Modern-day pirates use speedboats to raid Southeast Asian sea lanes
| Singapore
The perennial saga of piracy in Southeast Asian waters has taken on a new and alarming twist. A spate of well-planned attacks on oil tankers and cargo vessels in a narrow waterway in the Strait of Malacca, known as the Phillips Channel, has abruptly shone the spotlight on the vulnerability of international shipping to hijack and robbery.
The narrowness of the Phillips Channel -- a mere 1,400 yards across at its narrowest point -- forces the 15,000 ships that pass through it every year to creep slowly along its five-mile length.
In the past few months, small groups of men, clad only in swimming trunks and armed with knives and long daggers (known locally as parangs), have drawn alongside ships in small, fast boats, flung grappling hooks over the side of the giant ships, and hauled themselves aboard.
In what are clearly well-planned and well-organized attacks, the pirates make for the captain's cabin and at knifepoint force him to hand over cash and valuables. In many cases this means the crew's wages are taken. The attackers then lower themselves over the side and vanish as quickly as they appeared. So far no one has been caught.
The identity of the culprits is a sensitive issue here and the local press has not even hinted at their nationality.
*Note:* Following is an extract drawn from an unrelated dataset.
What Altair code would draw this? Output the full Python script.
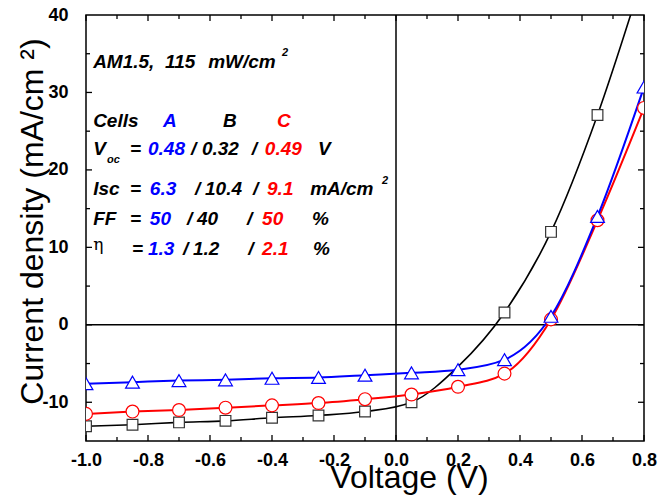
import altair as alt
import pandas as pd

# ---- data ----
voltage = [-1.0, -0.85, -0.7, -0.55, -0.4, -0.25, -0.1, 0.05, 0.2, 0.35, 0.5, 0.65, 0.8]
cell_a = [-7.6, -7.4, -7.2, -7.1, -6.9, -6.8, -6.5, -6.2, -5.8, -4.5, 1.1, 14.0, 30.7]
cell_b = [-13.1, -12.9, -12.6, -12.4, -12.0, -11.7, -11.2, -10.0, -5.4, 1.6, 12.0, 27.1, 45.5]
cell_c = [-11.5, -11.2, -11.0, -10.7, -10.4, -10.1, -9.6, -9.0, -8.0, -6.3, 0.7, 13.5, 28.0]
# voltages at which cell B's square markers are visible (the 0.2 V one is hidden under a triangle)
b_marker_voltage = [-1.0, -0.85, -0.7, -0.55, -0.4, -0.25, -0.1, 0.05, 0.35, 0.5, 0.65, 0.8]
b_marker_current = [-13.1, -12.9, -12.6, -12.4, -12.0, -11.7, -11.2, -10.0, 1.6, 12.0, 27.1, 45.5]

x_labels = [-1.0, -0.8, -0.6, -0.4, -0.2, 0.0, 0.2, 0.4, 0.6, 0.8]
x_minor = [-0.9, -0.7, -0.5, -0.3, -0.1, 0.1, 0.3, 0.5, 0.7]
y_labels = [-10, 0, 10, 20, 30, 40]
y_major = [-10, 0, 10, 20, 30]
y_minor = [-5, 5, 15, 25, 35]

# annotation tokens: text, voltage, current, cell
ann_text = ["AM1.5,", "115", "mW/cm",
            "Cells", "A", "B", "C",
            "V", "=", "0.48", "/", "0.32", "/", "0.49", "V",
            "Isc", "=", "6.3", "/", "10.4", "/", "9.1", "mA/cm",
            "FF", "=", "50", "/", "40", "/", "50", "%",
            "=", "1.3", "/", "1.2", "/", "2.1", "%"]
ann_x = [-0.977, -0.745, -0.606,
         -0.977, -0.752, -0.558, -0.384,
         -0.977, -0.858, -0.800, -0.661, -0.626, -0.465, -0.423, -0.252,
         -0.977, -0.858, -0.794, -0.648, -0.616, -0.461, -0.416, -0.277,
         -0.977, -0.858, -0.794, -0.674, -0.642, -0.481, -0.432, -0.271,
         -0.852, -0.800, -0.687, -0.655, -0.477, -0.432, -0.268]
ann_y = [33.16] * 3 + [25.55] * 4 + [21.94] * 8 + [16.77] * 8 + [12.90] * 8 + [9.03] * 7
ann_cell = ["-", "-", "-",
            "-", "A", "B", "C",
            "-", "-", "A", "-", "B", "-", "C", "-",
            "-", "-", "A", "-", "B", "-", "C", "-",
            "-", "-", "A", "-", "B", "-", "C", "-",
            "-", "A", "-", "B", "-", "C", "-"]

small_text = ["2", "oc", "2"]
small_x = [-0.368, -0.932, -0.045]
small_y = [34.71, 20.90, 18.19]

eta_text = ["η"]
eta_x = [-0.977]
eta_y = [9.6]

W, H = 558, 426

xscale = alt.Scale(domain=[-1.0, 0.8], nice=False, zero=False)
yscale = alt.Scale(domain=[-15, 40], nice=False, zero=False)

xaxis = alt.Axis(values=x_labels, format=".1f",
                 labelExpr="replace(datum.label, '\u2212', '-')",
                 labelFont="Liberation Sans", labelFontSize=18, labelFontWeight="bold",
                 labelColor="black", labelPadding=10, labelFlush=False, labelOverlap=False,
                 title="Voltage (V)", titleFont="Liberation Sans", titleFontSize=32,
                 titleFontWeight="normal", titleColor="black",
                 titleX=323, titleY=46, titleAlign="center", titleBaseline="alphabetic")
yaxis = alt.Axis(values=y_labels, format="d",
                 labelExpr="replace(datum.label, '\u2212', '-')",
                 labelFont="Liberation Sans", labelFontSize=18, labelFontWeight="bold",
                 labelColor="black", labelPadding=18, labelFlush=False, labelOverlap=False,
                 title="Current density (mA/cm ²)", titleFont="Liberation Sans", titleFontSize=32,
                 titleFontWeight="normal", titleColor="black",
                 titleX=-44, titleY=206, titleAlign="center", titleBaseline="alphabetic")

X = alt.X("x:Q", scale=xscale, axis=xaxis)
Y = alt.Y("y:Q", scale=yscale, axis=yaxis)

colors = {"A": "#0000ff", "B": "#000000", "C": "#ff0000"}
shapes = {"A": "triangle-up", "B": "square", "C": "circle"}
sizes = {"A": 190, "B": 115, "C": 165}
widths = {"A": 2.0, "B": 1.6, "C": 2.0}
series = {"A": cell_a, "B": cell_b, "C": cell_c}
markers = {"A": (voltage, cell_a), "B": (b_marker_voltage, b_marker_current), "C": (voltage, cell_c)}

layers = []
# zero lines
layers.append(alt.Chart(pd.DataFrame({"y": [0.0]})).mark_rule(color="black", strokeWidth=1.5).encode(y=Y))
layers.append(alt.Chart(pd.DataFrame({"x": [0.0]})).mark_rule(color="black", strokeWidth=1.5).encode(x=X))

# inward ticks
xt_major = pd.DataFrame({"x": x_labels})
xt_minor = pd.DataFrame({"x": x_minor})
yt_major = pd.DataFrame({"y": y_major})
yt_minor = pd.DataFrame({"y": y_minor})
for df, ln in [(xt_major, 6), (xt_minor, 4)]:
    layers.append(alt.Chart(df).mark_rule(color="black", strokeWidth=1.3).encode(
        x=X, y=alt.value(H), y2=alt.value(H - ln)))
    layers.append(alt.Chart(df).mark_rule(color="black", strokeWidth=1.3).encode(
        x=X, y=alt.value(0), y2=alt.value(ln)))
for df, ln in [(yt_major, 6), (yt_minor, 4)]:
    layers.append(alt.Chart(df).mark_rule(color="black", strokeWidth=1.3).encode(
        y=Y, x=alt.value(0), x2=alt.value(ln)))
    layers.append(alt.Chart(df).mark_rule(color="black", strokeWidth=1.3).encode(
        y=Y, x=alt.value(W), x2=alt.value(W - ln)))

order = ["B", "C", "A"]
for k in order:
    df = pd.DataFrame({"x": voltage, "y": series[k]})
    layers.append(alt.Chart(df).mark_line(color=colors[k], strokeWidth=widths[k],
                                          interpolate="monotone", clip=True).encode(x=X, y=Y))
for k in order:
    mv, mc = markers[k]
    df = pd.DataFrame({"x": mv, "y": mc})
    layers.append(alt.Chart(df).mark_point(shape=shapes[k], size=sizes[k], filled=True,
                                           fill="white", stroke=colors[k] if k != "B" else "#333333",
                                           strokeWidth=1.2, opacity=1, clip=True).encode(x=X, y=Y))

cell_color = alt.Color("cell:N", scale=alt.Scale(domain=["-", "A", "B", "C"],
                                                 range=["#000000", "#0000ff", "#000000", "#ff0000"]),
                       legend=None)

ann = pd.DataFrame({"t": ann_text, "x": ann_x, "y": ann_y, "cell": ann_cell})
layers.append(alt.Chart(ann).mark_text(align="left", baseline="alphabetic", font="Liberation Sans",
                                       fontSize=19, fontWeight="bold", fontStyle="italic").encode(
    x=X, y=Y, text="t:N", color=cell_color))

small = pd.DataFrame({"t": small_text, "x": small_x, "y": small_y})
layers.append(alt.Chart(small).mark_text(align="left", baseline="alphabetic", font="Liberation Sans",
                                         fontSize=11, fontWeight="bold", fontStyle="italic",
                                         color="black").encode(x=X, y=Y, text="t:N"))

eta = pd.DataFrame({"t": eta_text, "x": eta_x, "y": eta_y})
layers.append(alt.Chart(eta).mark_text(align="left", baseline="alphabetic", font="DejaVu Serif",
                                       fontSize=17, color="black").encode(x=X, y=Y, text="t:N"))

chart = alt.layer(*layers).properties(
    width=W, height=H,
    autosize=alt.AutoSizeParams(type="none"),
    padding={"left": 78, "top": 7, "right": 15, "bottom": 60},
    background="white",
).configure_view(stroke="black", strokeWidth=1.5).configure_axis(
    grid=False, domain=False, ticks=False)

chart.save("out.html", embed_options={"renderer": "svg", "actions": False})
But most informed sources believe the pirates are Indonesian nationals, and the skill with which they operate could mean they have at some time received military training.
Although the value of the robberies has been relatively small -- for example, just $30,000 from the Scantutch Consortium's Contender Argent in July, and $4, 000 from a Mobil tanker in August -- there is alarm in shipping circles at the apparent ease with which the pirates are able to mount their attacks and make their getaways.
In at least one case an oil tanker was left virtually unmanned, with the captain and crew held powerless as the pirates ransacked their ship.
But combating the menace is easier said than done. The Phillips Channel is only about 13 miles south of Singapore but not, say the Singaporeans, in their costal waters.By implication it is the responsibility of Indonesia, which has so far said little, although the international police organization Interpol is reported to have asked both Singapore and Indonesia to increase their naval patrols.
Both countries have had recent experiences of other kinds of piracy -- most notably a multimillion-dollar international fuel piracy scheme uncovered last year in which shipments of fuel were "diverted" from Singapore, the world's third-biggest oil refiner, to various Indonesian ports.
Smugglers also ply a lucrative trade between Singapore and Jakarta -- to the embarrassment of Singaporean trade officials, who generally decline to provide official statistics because of the huge discrepancies involved.
And in any case not all victims of piracy are viewed with equal sympathy. International aid officials were privately furious last year over an incident in which a Singaporean naval patrol boat forced a group of Vietnamese boat people back out to sea, an incident in which a woman and her child both drowned.
The remaining boat people were left vulnerable to scores of Thai pirates who have murdered, raped, and robbed refugees in the South China Sea, often raiding the same boat several times. The Thais promised to step up antipiracy operations in the Gulf of Thailand, but most observers were left with the impression the Southeast Asian patrol boats were more effective in discouraging refugees than in repulsing pirates.
While the pirates currently operating in the Phillips Channel have obviously limited aspirations -- money, transistor radios, and watches -- and have so far indulged in little physical violence, there is an obvious danger of escalation if the pickings are good enough.
The fact that it is clearly possible to raid cargo vessels with impunity in this part of Southeast Asia must raise the specter of a more sinister development -- the hijacking of an oil tanker by an organization with political, rather than commercial, motivations.